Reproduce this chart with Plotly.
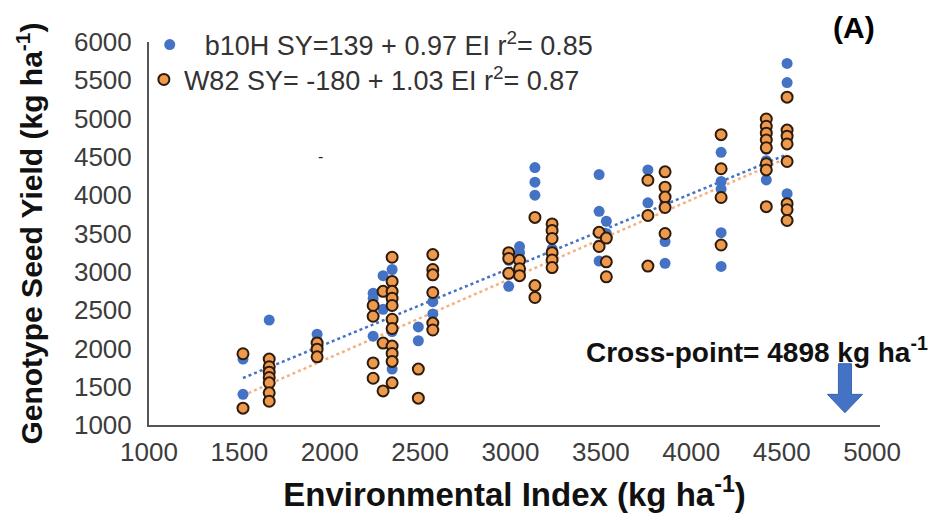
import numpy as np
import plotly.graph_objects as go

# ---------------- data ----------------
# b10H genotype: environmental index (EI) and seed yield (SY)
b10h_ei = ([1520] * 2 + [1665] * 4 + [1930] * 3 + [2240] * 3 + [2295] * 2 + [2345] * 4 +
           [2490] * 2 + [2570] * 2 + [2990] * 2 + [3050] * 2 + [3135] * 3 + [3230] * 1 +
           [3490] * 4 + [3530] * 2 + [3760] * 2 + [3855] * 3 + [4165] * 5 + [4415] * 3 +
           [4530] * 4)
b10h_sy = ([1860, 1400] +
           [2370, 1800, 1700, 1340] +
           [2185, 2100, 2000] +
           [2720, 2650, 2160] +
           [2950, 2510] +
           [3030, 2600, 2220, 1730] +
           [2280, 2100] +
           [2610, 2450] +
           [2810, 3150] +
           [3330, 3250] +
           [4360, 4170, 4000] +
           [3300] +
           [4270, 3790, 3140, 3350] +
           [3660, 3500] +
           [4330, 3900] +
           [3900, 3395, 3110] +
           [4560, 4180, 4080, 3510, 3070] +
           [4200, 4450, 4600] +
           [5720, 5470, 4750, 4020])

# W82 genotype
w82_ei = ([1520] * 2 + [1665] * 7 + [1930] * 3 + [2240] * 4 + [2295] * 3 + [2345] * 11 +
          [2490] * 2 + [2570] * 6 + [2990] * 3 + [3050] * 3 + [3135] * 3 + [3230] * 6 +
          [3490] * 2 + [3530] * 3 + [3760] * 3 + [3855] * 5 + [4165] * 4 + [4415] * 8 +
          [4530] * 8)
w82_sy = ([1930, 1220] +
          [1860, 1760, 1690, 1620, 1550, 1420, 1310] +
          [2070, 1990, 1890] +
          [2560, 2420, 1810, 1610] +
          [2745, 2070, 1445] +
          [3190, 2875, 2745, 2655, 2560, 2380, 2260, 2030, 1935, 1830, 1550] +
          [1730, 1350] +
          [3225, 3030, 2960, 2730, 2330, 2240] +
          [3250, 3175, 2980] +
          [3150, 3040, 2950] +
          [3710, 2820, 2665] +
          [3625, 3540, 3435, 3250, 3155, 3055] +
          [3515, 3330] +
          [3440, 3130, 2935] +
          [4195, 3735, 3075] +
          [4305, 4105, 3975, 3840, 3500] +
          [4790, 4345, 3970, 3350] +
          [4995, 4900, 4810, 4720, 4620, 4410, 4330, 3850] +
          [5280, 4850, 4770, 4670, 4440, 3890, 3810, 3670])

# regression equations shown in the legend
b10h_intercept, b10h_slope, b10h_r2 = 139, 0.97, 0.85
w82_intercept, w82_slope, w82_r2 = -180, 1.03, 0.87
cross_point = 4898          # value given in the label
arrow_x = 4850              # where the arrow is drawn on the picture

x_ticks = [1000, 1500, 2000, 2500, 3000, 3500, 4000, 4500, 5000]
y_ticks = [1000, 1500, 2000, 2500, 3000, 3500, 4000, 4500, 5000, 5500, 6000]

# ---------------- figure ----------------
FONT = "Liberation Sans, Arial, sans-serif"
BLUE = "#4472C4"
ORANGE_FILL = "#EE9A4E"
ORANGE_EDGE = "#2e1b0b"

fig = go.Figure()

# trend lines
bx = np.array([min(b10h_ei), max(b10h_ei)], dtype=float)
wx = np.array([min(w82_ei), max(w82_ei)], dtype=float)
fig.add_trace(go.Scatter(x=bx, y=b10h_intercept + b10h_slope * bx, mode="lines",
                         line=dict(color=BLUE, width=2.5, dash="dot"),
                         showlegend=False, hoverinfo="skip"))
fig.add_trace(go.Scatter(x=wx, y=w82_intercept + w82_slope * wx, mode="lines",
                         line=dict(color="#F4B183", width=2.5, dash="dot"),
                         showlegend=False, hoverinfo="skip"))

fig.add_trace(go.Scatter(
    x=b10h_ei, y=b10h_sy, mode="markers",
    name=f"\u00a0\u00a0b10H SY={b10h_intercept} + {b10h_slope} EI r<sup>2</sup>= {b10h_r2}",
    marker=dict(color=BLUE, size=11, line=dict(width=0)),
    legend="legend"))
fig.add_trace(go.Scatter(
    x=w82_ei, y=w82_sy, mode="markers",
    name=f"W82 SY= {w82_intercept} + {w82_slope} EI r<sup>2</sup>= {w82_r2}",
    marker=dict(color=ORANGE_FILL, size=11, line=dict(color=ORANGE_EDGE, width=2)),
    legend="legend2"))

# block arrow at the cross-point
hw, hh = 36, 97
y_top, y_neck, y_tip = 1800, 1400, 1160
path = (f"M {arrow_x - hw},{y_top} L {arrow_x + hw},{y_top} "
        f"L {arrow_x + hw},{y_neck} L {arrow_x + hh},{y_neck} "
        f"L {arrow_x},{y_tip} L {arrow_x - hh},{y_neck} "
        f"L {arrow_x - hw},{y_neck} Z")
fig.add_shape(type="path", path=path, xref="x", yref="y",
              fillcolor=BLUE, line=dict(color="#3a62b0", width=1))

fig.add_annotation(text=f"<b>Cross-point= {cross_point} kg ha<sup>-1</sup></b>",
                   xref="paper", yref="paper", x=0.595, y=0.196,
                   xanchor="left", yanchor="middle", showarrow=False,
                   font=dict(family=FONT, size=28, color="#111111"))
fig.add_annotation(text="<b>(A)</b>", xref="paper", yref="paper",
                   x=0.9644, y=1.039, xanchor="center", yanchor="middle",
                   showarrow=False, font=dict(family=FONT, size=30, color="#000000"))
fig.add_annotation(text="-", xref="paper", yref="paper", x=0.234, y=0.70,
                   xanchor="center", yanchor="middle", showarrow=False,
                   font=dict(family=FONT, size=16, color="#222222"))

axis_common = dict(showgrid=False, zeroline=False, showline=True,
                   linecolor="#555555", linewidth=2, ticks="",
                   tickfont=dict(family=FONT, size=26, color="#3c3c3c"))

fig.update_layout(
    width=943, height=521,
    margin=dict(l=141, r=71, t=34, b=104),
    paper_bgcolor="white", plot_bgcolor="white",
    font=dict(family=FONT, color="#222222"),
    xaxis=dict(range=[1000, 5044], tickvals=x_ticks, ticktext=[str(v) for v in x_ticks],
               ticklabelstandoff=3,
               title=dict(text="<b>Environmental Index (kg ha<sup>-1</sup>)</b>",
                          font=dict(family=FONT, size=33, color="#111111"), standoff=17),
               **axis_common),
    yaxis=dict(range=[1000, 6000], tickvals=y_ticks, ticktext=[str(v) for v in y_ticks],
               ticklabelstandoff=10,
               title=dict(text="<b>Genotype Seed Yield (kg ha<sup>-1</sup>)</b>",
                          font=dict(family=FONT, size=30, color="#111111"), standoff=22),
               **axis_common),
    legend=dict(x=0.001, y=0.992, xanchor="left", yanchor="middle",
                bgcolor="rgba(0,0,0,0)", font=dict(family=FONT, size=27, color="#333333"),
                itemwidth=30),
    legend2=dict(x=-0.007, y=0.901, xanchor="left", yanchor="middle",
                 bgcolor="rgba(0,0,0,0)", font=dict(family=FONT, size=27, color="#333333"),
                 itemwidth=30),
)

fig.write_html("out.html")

....................

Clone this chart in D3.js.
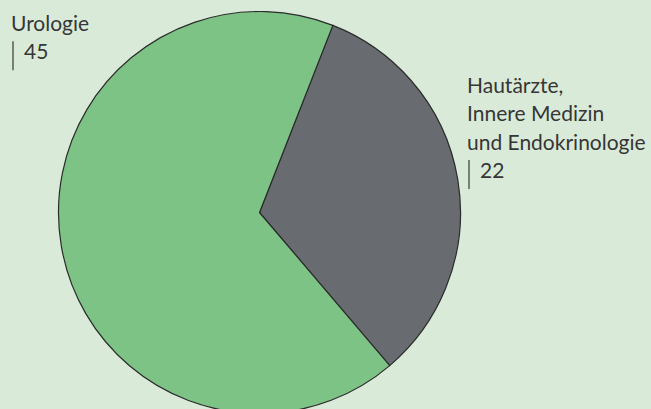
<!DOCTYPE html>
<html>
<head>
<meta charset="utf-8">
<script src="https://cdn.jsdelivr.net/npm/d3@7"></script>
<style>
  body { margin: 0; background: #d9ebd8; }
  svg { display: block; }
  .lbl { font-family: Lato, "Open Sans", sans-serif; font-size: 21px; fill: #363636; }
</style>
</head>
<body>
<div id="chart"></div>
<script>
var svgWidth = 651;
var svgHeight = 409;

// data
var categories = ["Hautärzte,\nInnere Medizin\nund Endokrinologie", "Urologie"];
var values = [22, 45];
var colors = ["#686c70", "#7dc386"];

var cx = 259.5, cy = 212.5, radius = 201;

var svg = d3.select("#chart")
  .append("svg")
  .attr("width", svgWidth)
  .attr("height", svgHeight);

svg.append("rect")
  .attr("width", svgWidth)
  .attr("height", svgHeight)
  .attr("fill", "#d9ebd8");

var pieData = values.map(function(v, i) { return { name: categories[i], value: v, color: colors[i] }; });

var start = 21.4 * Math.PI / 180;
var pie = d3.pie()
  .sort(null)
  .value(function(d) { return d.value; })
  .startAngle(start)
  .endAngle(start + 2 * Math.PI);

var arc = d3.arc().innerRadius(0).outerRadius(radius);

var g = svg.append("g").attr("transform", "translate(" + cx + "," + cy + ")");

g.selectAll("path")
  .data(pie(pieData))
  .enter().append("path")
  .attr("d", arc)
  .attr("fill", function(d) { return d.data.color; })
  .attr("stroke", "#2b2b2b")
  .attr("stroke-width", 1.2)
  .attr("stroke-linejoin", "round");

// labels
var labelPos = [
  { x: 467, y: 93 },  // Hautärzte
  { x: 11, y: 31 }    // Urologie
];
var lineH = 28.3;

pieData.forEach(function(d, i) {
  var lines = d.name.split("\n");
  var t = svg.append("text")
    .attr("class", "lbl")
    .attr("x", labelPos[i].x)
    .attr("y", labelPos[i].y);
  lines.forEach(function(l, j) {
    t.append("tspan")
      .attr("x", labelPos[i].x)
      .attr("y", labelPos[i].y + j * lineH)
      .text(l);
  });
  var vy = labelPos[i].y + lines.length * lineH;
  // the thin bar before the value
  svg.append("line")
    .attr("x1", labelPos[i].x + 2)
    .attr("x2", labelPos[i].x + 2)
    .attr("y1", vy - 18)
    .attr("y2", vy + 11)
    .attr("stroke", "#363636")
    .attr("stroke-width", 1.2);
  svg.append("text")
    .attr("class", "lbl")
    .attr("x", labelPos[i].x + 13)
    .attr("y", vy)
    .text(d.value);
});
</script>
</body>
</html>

....................

__EXERCISE__
What lines above run from the one with "Reproduce this chart with Plotly." to the one with "[5720, 5470, 4750, 4020])"? Give them again exactly, ends included, and leave the pictures out.

__EXPECTED ANSWER__
Reproduce this chart with Plotly.
import numpy as np
import plotly.graph_objects as go

# ---------------- data ----------------
# b10H genotype: environmental index (EI) and seed yield (SY)
b10h_ei = ([1520] * 2 + [1665] * 4 + [1930] * 3 + [2240] * 3 + [2295] * 2 + [2345] * 4 +
           [2490] * 2 + [2570] * 2 + [2990] * 2 + [3050] * 2 + [3135] * 3 + [3230] * 1 +
           [3490] * 4 + [3530] * 2 + [3760] * 2 + [3855] * 3 + [4165] * 5 + [4415] * 3 +
           [4530] * 4)
b10h_sy = ([1860, 1400] +
           [2370, 1800, 1700, 1340] +
           [2185, 2100, 2000] +
           [2720, 2650, 2160] +
           [2950, 2510] +
           [3030, 2600, 2220, 1730] +
           [2280, 2100] +
           [2610, 2450] +
           [2810, 3150] +
           [3330, 3250] +
           [4360, 4170, 4000] +
           [3300] +
           [4270, 3790, 3140, 3350] +
           [3660, 3500] +
           [4330, 3900] +
           [3900, 3395, 3110] +
           [4560, 4180, 4080, 3510, 3070] +
           [4200, 4450, 4600] +
           [5720, 5470, 4750, 4020])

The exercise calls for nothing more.